Everything in the listing except the pictures should be written out exactly.
===
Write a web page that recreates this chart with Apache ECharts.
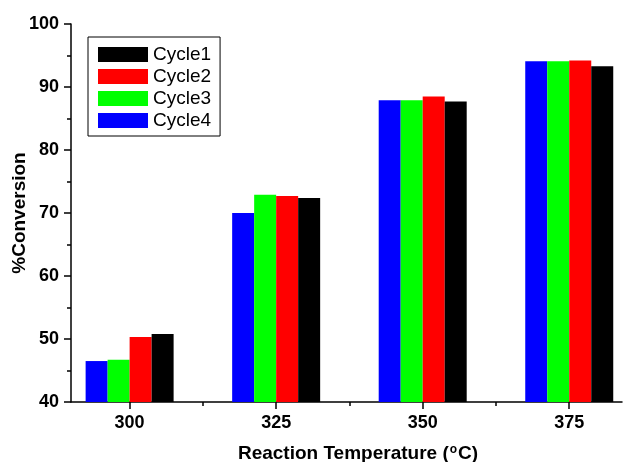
<!DOCTYPE html>
<html>
<head>
<meta charset="utf-8">
<script src="https://cdn.jsdelivr.net/npm/echarts@6/dist/echarts.min.js"></script>
<style>
  html, body { margin: 0; padding: 0; background: #fff; }
  #chart { width: 623px; height: 462px; }
</style>
</head>
<body>
<div id="chart"></div>
<script>
'use strict'
// reaction temperatures (degC)
var temperatures = [300, 325, 350, 375];
var midTicks = [312.5, 337.5, 362.5];
var cycle1 = [50.8, 72.4, 87.7, 93.3];
var cycle2 = [50.3, 72.7, 88.5, 94.2];
var cycle3 = [46.7, 72.9, 87.9, 94.1];
var cycle4 = [46.5, 70.0, 87.9, 94.1];

var font = 'Arial, "Liberation Sans", sans-serif';

function pairs(vals) {
  return temperatures.map(function (t, i) { return [t, vals[i]]; });
}

function barSeries(name, vals, color) {
  return {
    name: name,
    type: 'bar',
    data: pairs(vals),
    barWidth: 22,
    barGap: '0%',
    itemStyle: { color: color },
    animation: false
  };
}

var chart = echarts.init(document.getElementById('chart'));
chart.setOption({
  animation: false,
  grid: { left: 71, right: 1, top: 24, bottom: 60, containLabel: false, outerBoundsMode: 'none' },
  legend: {
    data: ['Cycle1', 'Cycle2', 'Cycle3', 'Cycle4'],
    orient: 'vertical',
    left: 88,
    top: 37,
    icon: 'rect',
    itemWidth: 50,
    itemHeight: 15,
    itemGap: 3,
    padding: [8, 9, 6, 10],
    borderColor: '#000',
    borderWidth: 1,
    textStyle: { fontFamily: font, fontSize: 19, color: '#000', lineHeight: 19 }
  },
  xAxis: [
    {
      type: 'value',
      min: 290,
      max: 384,
      splitLine: { show: false },
      axisLine: { lineStyle: { color: '#000', width: 1.5 } },
      axisTick: { length: 7, lineStyle: { color: '#000', width: 1.5 }, customValues: temperatures },
      axisLabel: { customValues: temperatures, color: '#000', fontFamily: font, fontSize: 18, fontWeight: 'bold', margin: 12 },
      name: '{t|Reaction Temperature (}{s|o}{t|C)}',
      nameLocation: 'middle',
      nameGap: 42,
      nameMoveOverlap: false,
      nameTextStyle: {
        padding: [0, 0, 0, 23],
        rich: {
          t: { color: '#000', fontFamily: font, fontSize: 19, fontWeight: 'bold' },
          s: { color: '#000', fontFamily: font, fontSize: 12, fontWeight: 'bold', verticalAlign: 'top', padding: [0, 1, 6, 1] }
        }
      }
    },
    {
      type: 'value',
      min: 290,
      max: 384,
      position: 'bottom',
      splitLine: { show: false },
      axisLine: { show: false },
      axisTick: { length: 4, lineStyle: { color: '#000', width: 1.5 }, customValues: midTicks },
      axisLabel: { show: false }
    }
  ],
  yAxis: {
    type: 'value',
    min: 40,
    max: 100,
    interval: 10,
    splitLine: { show: false },
    axisLine: { show: true, lineStyle: { color: '#000', width: 1.5 } },
    axisTick: { show: true, length: 7, lineStyle: { color: '#000', width: 1.5 } },
    minorTick: { show: true, splitNumber: 2, length: 4, lineStyle: { color: '#000', width: 1.5 } },
    axisLabel: { color: '#000', fontFamily: font, fontSize: 18, fontWeight: 'bold', margin: 12 },
    name: '%Conversion',
    nameLocation: 'middle',
    nameGap: 42,
    nameMoveOverlap: false,
    nameTextStyle: { color: '#000', fontFamily: font, fontSize: 19, fontWeight: 'bold' }
  },
  series: [
    barSeries('Cycle4', cycle4, '#0000ff'),
    barSeries('Cycle3', cycle3, '#00ff00'),
    barSeries('Cycle2', cycle2, '#ff0000'),
    barSeries('Cycle1', cycle1, '#000000')
  ]
});
</script>
</body>
</html>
===
Solution to the problem:
Write a web page that recreates this chart with Apache ECharts.
<!DOCTYPE html>
<html>
<head>
<meta charset="utf-8">
<script src="https://cdn.jsdelivr.net/npm/echarts@6/dist/echarts.min.js"></script>
<style>
  html, body { margin: 0; padding: 0; background: #fff; }
  #chart { width: 623px; height: 462px; }
</style>
</head>
<body>
<div id="chart"></div>
<script>
'use strict'
// reaction temperatures (degC)
var temperatures = [300, 325, 350, 375];
var midTicks = [312.5, 337.5, 362.5];
var cycle1 = [50.8, 72.4, 87.7, 93.3];
var cycle2 = [50.3, 72.7, 88.5, 94.2];
var cycle3 = [46.7, 72.9, 87.9, 94.1];
var cycle4 = [46.5, 70.0, 87.9, 94.1];

var font = 'Arial, "Liberation Sans", sans-serif';

function pairs(vals) {
  return temperatures.map(function (t, i) { return [t, vals[i]]; });
}

function barSeries(name, vals, color) {
  return {
    name: name,
    type: 'bar',
    data: pairs(vals),
    barWidth: 22,
    barGap: '0%',
    itemStyle: { color: color },
    animation: false
  };
}

var chart = echarts.init(document.getElementById('chart'));
chart.setOption({
  animation: false,
  grid: { left: 71, right: 1, top: 24, bottom: 60, containLabel: false, outerBoundsMode: 'none' },
  legend: {
    data: ['Cycle1', 'Cycle2', 'Cycle3', 'Cycle4'],
    orient: 'vertical',
    left: 88,
    top: 37,
    icon: 'rect',
    itemWidth: 50,
    itemHeight: 15,
    itemGap: 3,
    padding: [8, 9, 6, 10],
    borderColor: '#000',
    borderWidth: 1,
    textStyle: { fontFamily: font, fontSize: 19, color: '#000', lineHeight: 19 }
  },
  xAxis: [
    {
      type: 'value',
      min: 290,
      max: 384,
      splitLine: { show: false },
      axisLine: { lineStyle: { color: '#000', width: 1.5 } },
      axisTick: { length: 7, lineStyle: { color: '#000', width: 1.5 }, customValues: temperatures },
      axisLabel: { customValues: temperatures, color: '#000', fontFamily: font, fontSize: 18, fontWeight: 'bold', margin: 12 },
      name: '{t|Reaction Temperature (}{s|o}{t|C)}',
      nameLocation: 'middle',
      nameGap: 42,
      nameMoveOverlap: false,
      nameTextStyle: {
        padding: [0, 0, 0, 23],
        rich: {
          t: { color: '#000', fontFamily: font, fontSize: 19, fontWeight: 'bold' },
          s: { color: '#000', fontFamily: font, fontSize: 12, fontWeight: 'bold', verticalAlign: 'top', padding: [0, 1, 6, 1] }
        }
      }
    },
    {
      type: 'value',
      min: 290,
      max: 384,
      position: 'bottom',
      splitLine: { show: false },
      axisLine: { show: false },
      axisTick: { length: 4, lineStyle: { color: '#000', width: 1.5 }, customValues: midTicks },
      axisLabel: { show: false }
    }
  ],
  yAxis: {
    type: 'value',
    min: 40,
    max: 100,
    interval: 10,
    splitLine: { show: false },
    axisLine: { show: true, lineStyle: { color: '#000', width: 1.5 } },
    axisTick: { show: true, length: 7, lineStyle: { color: '#000', width: 1.5 } },
    minorTick: { show: true, splitNumber: 2, length: 4, lineStyle: { color: '#000', width: 1.5 } },
    axisLabel: { color: '#000', fontFamily: font, fontSize: 18, fontWeight: 'bold', margin: 12 },
    name: '%Conversion',
    nameLocation: 'middle',
    nameGap: 42,
    nameMoveOverlap: false,
    nameTextStyle: { color: '#000', fontFamily: font, fontSize: 19, fontWeight: 'bold' }
  },
  series: [
    barSeries('Cycle4', cycle4, '#0000ff'),
    barSeries('Cycle3', cycle3, '#00ff00'),
    barSeries('Cycle2', cycle2, '#ff0000'),
    barSeries('Cycle1', cycle1, '#000000')
  ]
});
</script>
</body>
</html>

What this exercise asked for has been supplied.